▶ **Exercise task**: Return only the lines from the top of the data down to the one that holds "Chart.register(...registerables);", both included, without any pictures.

▶ **Data listing**:

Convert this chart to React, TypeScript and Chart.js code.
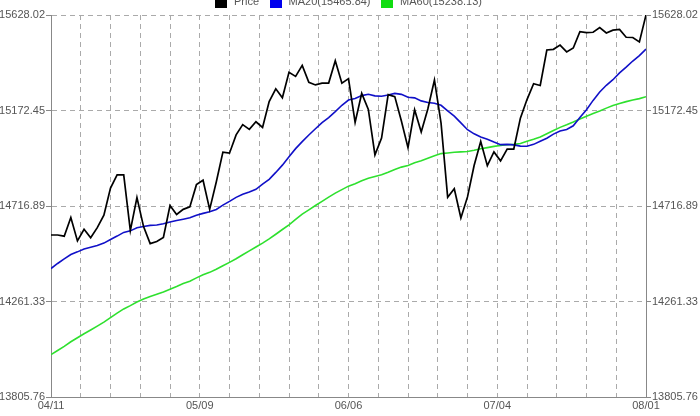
import React, { useEffect, useRef } from "react";
import { Chart, registerables } from "chart.js";

Chart.register(...registerables);

// ---------- data ----------
const xTickLabels = ["04/11", "05/09", "06/06", "07/04", "08/01"];
const yTickValues = [13805.76, 14261.33, 14716.89, 15172.45, 15628.02];
const seriesNames = ["Price", "MA20(15465.84)", "MA60(15238.13)"];

const price = [
  14578.54, 14578.54, 14572.85, 14662.01, 14550.35, 14606.11, 14565.25, 14613.48, 14673.46, 14802.24,
  14865.14, 14865.06, 14599.2, 14756.78, 14618.59, 14537.14, 14547.51, 14567.17, 14719.46, 14676.24,
  14700.8, 14712.55, 14818.75, 14839.8, 14700.95, 14831.58, 14973.96, 14968.89, 15056.2, 15105.12,
  15082.62, 15118.49, 15091.68, 15215.25, 15275.69, 15233.22, 15354.4, 15335.28, 15387.58, 15307.17,
  15294.5, 15303.1, 15303.1, 15409.39, 15302.8, 15324.53, 15115.57, 15254.03, 15177.54, 14960.59,
  15040.62, 15248.12, 15238.59, 15122.02, 14995.23, 15176.08, 15070.18, 15179.85, 15318.23, 15112.19,
  14758.32, 14799.4, 14659.56, 14760.31, 14910.14, 15024.49, 14909.6, 14974.96, 14932.41, 14988.55,
  14988.55, 15135.84, 15224.69, 15300.34, 15291.66, 15460.92, 15464.3, 15484.26, 15451.85, 15470.52,
  15548.54, 15543.74, 15545.55, 15567.74, 15542.24, 15555.61, 15558.83, 15521.97, 15520.59, 15499.54,
  15628.02,
];

const ma20 = [
  14418.3, 14442.7, 14465.0, 14485.4, 14498.1, 14511.9, 14520.3, 14528.6, 14539.8, 14557.1,
  14573.4, 14591.0, 14598.3, 14613.4, 14618.7, 14624.5, 14626.3, 14632.3, 14640.2, 14647.7,
  14653.8, 14660.5, 14672.8, 14681.7, 14689.3, 14700.6, 14721.0, 14738.8, 14758.0, 14773.1,
  14784.0, 14796.7, 14821.3, 14844.2, 14877.1, 14911.9, 14952.2, 14990.6, 15024.0, 15055.6,
  15085.3, 15114.8, 15139.0, 15167.4, 15197.5, 15222.2, 15229.3, 15243.5, 15249.6, 15242.4,
  15240.3, 15246.8, 15254.2, 15249.5, 15235.5, 15232.6, 15218.4, 15210.7, 15207.2, 15197.4,
  15170.6, 15145.4, 15113.2, 15080.8, 15061.1, 15046.1, 15035.8, 15021.8, 15009.5, 15010.9,
  15008.3, 15002.7, 15002.0, 15010.9, 15025.8, 15040.0, 15059.7, 15074.9, 15081.6, 15099.6,
  15139.1, 15176.4, 15220.7, 15261.1, 15292.7, 15319.3, 15351.7, 15379.1, 15408.5, 15434.1,
  15465.84,
];

const ma60 = [
  14008.2, 14027.3, 14047.1, 14069.3, 14088.6, 14107.6, 14125.5, 14143.9, 14162.9, 14184.4,
  14205.6, 14225.8, 14241.6, 14259.1, 14273.1, 14284.9, 14295.8, 14307.2, 14320.0, 14332.7,
  14346.7, 14358.4, 14374.1, 14388.4, 14400.3, 14415.1, 14431.5, 14448.1, 14465.4, 14484.1,
  14502.6, 14521.5, 14540.0, 14559.7, 14582.2, 14604.7, 14627.2, 14653.1, 14677.9, 14698.4,
  14719.1, 14739.3, 14758.9, 14778.2, 14794.9, 14811.5, 14823.5, 14837.0, 14849.1, 14857.5,
  14865.9, 14878.1, 14891.3, 14902.4, 14910.4, 14923.0, 14932.3, 14944.5, 14957.1, 14966.9,
  14969.9, 14973.5, 14975.0, 14976.6, 14982.6, 14989.6, 14995.3, 15001.4, 15005.7, 15008.8,
  15010.9, 15015.4, 15025.8, 15034.9, 15046.1, 15061.5, 15076.8, 15092.0, 15104.3, 15117.5,
  15131.6, 15145.5, 15157.6, 15169.7, 15183.8, 15195.8, 15205.6, 15214.8, 15222.5, 15229.1,
  15238.13,
];

// ---------- styling ----------
const FONT = '"Liberation Sans", Arial, Helvetica, sans-serif';
const TEXT_COLOR = "#555555";
const GRID_COLOR = "#aaaaaa";
const AXIS_COLOR = "#888888";
const GRID_DIVISIONS = 20;
const LABEL_EVERY = 5;

const legendPlugin = {
  id: "topLegend",
  afterDraw(chart: any) {
    const ctx = chart.ctx;
    const area = chart.chartArea;
    ctx.save();
    ctx.font = `11px ${FONT}`;
    ctx.textBaseline = "middle";
    const box = 12;
    const gap = 7;
    const spacing = 10.5;
    const items = chart.data.datasets.map((ds: any) => ({
      label: ds.label,
      color: ds.legendColor,
      w: ctx.measureText(ds.label).width,
    }));
    let total = 0;
    items.forEach((it: any, i: number) => {
      total += box + gap + it.w + (i < items.length - 1 ? spacing : 0);
    });
    let x = (area.left + area.right) / 2 - total / 2;
    const cy = 2;
    items.forEach((it: any) => {
      ctx.fillStyle = it.color;
      ctx.fillRect(Math.round(x), cy - box / 2, box, box);
      ctx.fillStyle = TEXT_COLOR;
      ctx.fillText(it.label, x + box + gap, cy);
      x += box + gap + it.w + spacing;
    });
    ctx.restore();
  },
};

export default function App() {
  const canvasRef = useRef<HTMLCanvasElement | null>(null);

  useEffect(() => {
    const canvas = canvasRef.current;
    if (!canvas) return;
    const n = price.length - 1;
    const toPts = (arr: number[]) => arr.map((v, i) => ({ x: i, y: v }));
    const xTicks: number[] = [];
    for (let k = 0; k <= GRID_DIVISIONS; k++) xTicks.push((n * k) / GRID_DIVISIONS);

    const chart = new Chart(canvas, {
      type: "line",
      data: {
        datasets: [
          {
            label: seriesNames[0],
            data: toPts(price),
            borderColor: "#000000",
            legendColor: "#000000",
            borderWidth: 1.7,
            pointRadius: 0,
            tension: 0,
          } as any,
          {
            label: seriesNames[1],
            data: toPts(ma20),
            borderColor: "#1010c8",
            legendColor: "#0000ee",
            borderWidth: 1.6,
            pointRadius: 0,
            tension: 0,
          } as any,
          {
            label: seriesNames[2],
            data: toPts(ma60),
            borderColor: "#2ee02e",
            legendColor: "#11dd11",
            borderWidth: 1.6,
            pointRadius: 0,
            tension: 0,
          } as any,
        ],
      },
      options: {
        animation: false,
        responsive: false,
        maintainAspectRatio: false,
        layout: { padding: { top: 15, left: 0, right: 0, bottom: 0 } },
        plugins: {
          legend: { display: false },
          tooltip: { enabled: false },
        },
        scales: {
          x: {
            type: "linear",
            min: 0,
            max: n,
            afterBuildTicks: (scale: any) => {
              scale.ticks = xTicks.map((v) => ({ value: v }));
            },
            afterFit: (scale: any) => {
              scale.height = 19;
            },
            ticks: {
              autoSkip: false,
              maxRotation: 0,
              minRotation: 0,
              padding: 2,
              color: TEXT_COLOR,
              font: { family: FONT, size: 11 },
              callback: (_v: any, idx: number) =>
                idx % LABEL_EVERY === 0 ? xTickLabels[idx / LABEL_EVERY] : "",
            },
            grid: {
              color: GRID_COLOR,
              lineWidth: 1,
              drawTicks: false,
            },
            border: { display: true, color: AXIS_COLOR, width: 1, dash: [5, 4] },
          },
          y: {
            type: "linear",
            position: "left",
            min: yTickValues[0],
            max: yTickValues[yTickValues.length - 1],
            afterBuildTicks: (scale: any) => {
              scale.ticks = yTickValues.map((v) => ({ value: v }));
            },
            afterFit: (scale: any) => {
              scale.width = 51;
            },
            ticks: {
              padding: 1,
              color: TEXT_COLOR,
              font: { family: FONT, size: 11 },
              callback: (v: any) => Number(v).toFixed(2),
            },
            grid: {
              color: GRID_COLOR,
              lineWidth: 1,
              drawTicks: true,
              tickLength: 5,
              tickColor: AXIS_COLOR,
            },
            border: { display: true, color: AXIS_COLOR, width: 1, dash: [5, 4] },
          },
          y2: {
            type: "linear",
            position: "right",
            min: yTickValues[0],
            max: yTickValues[yTickValues.length - 1],
            afterBuildTicks: (scale: any) => {
              scale.ticks = yTickValues.map((v) => ({ value: v }));
            },
            afterFit: (scale: any) => {
              scale.width = 54;
            },
            ticks: {
              padding: 1,
              color: TEXT_COLOR,
              font: { family: FONT, size: 11 },
              callback: (v: any) => Number(v).toFixed(2),
            },
            grid: {
              drawOnChartArea: false,
              drawTicks: true,
              tickLength: 5,
              tickColor: AXIS_COLOR,
              color: AXIS_COLOR,
            },
            border: { display: true, color: AXIS_COLOR, width: 1 },
          },
        },
      } as any,
      plugins: [legendPlugin],
    });

    return () => chart.destroy();
  }, []);

  return (
    <div style={{ position: "fixed", left: 0, top: 0, width: 700, height: 416, background: "#ffffff" }}>
      <canvas ref={canvasRef} width={700} height={416} style={{ display: "block", width: 700, height: 416 }} />
    </div>
  );
}
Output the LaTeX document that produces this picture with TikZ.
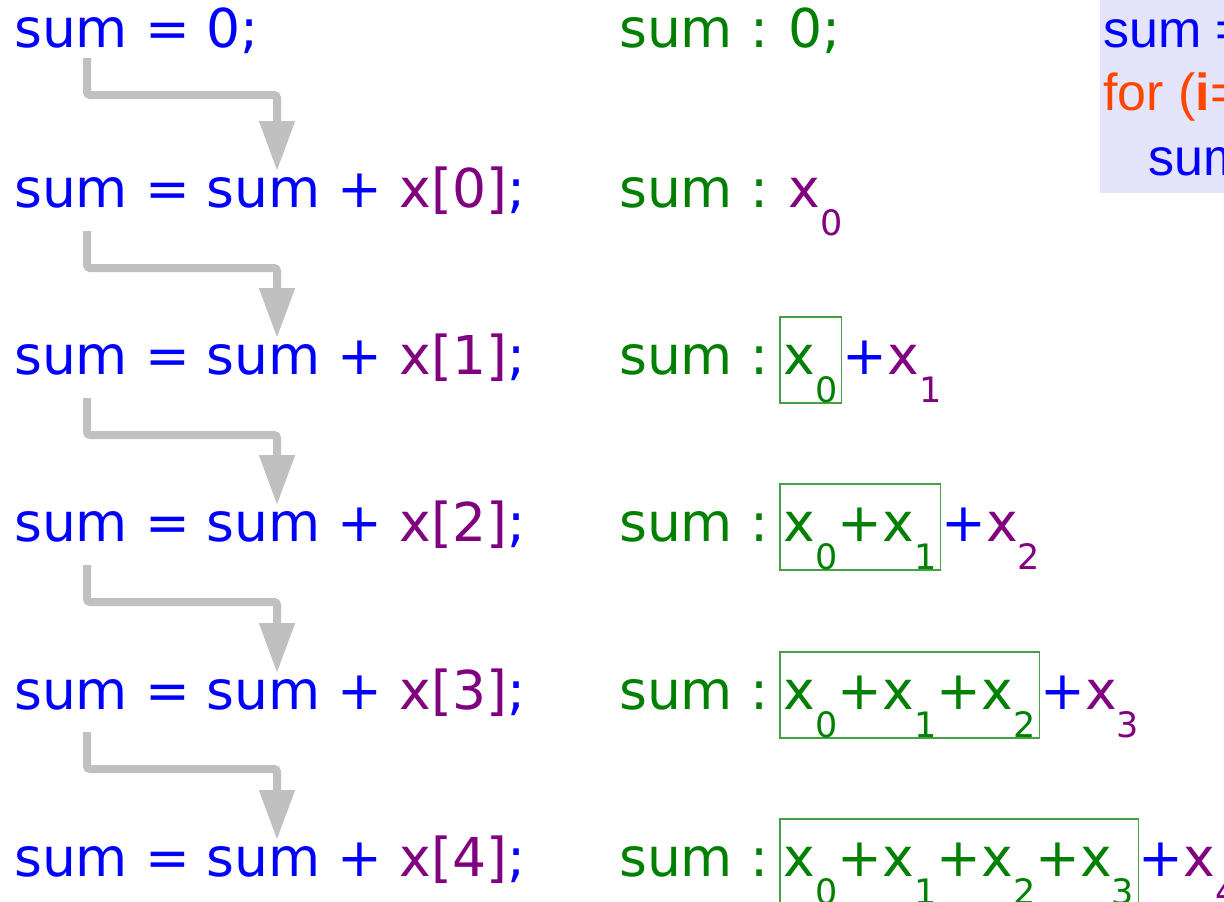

▶ **The output**:
Convert this chart to React, TypeScript and Chart.js code.
import React, { useEffect, useRef } from "react";
import { Chart, registerables } from "chart.js";

Chart.register(...registerables);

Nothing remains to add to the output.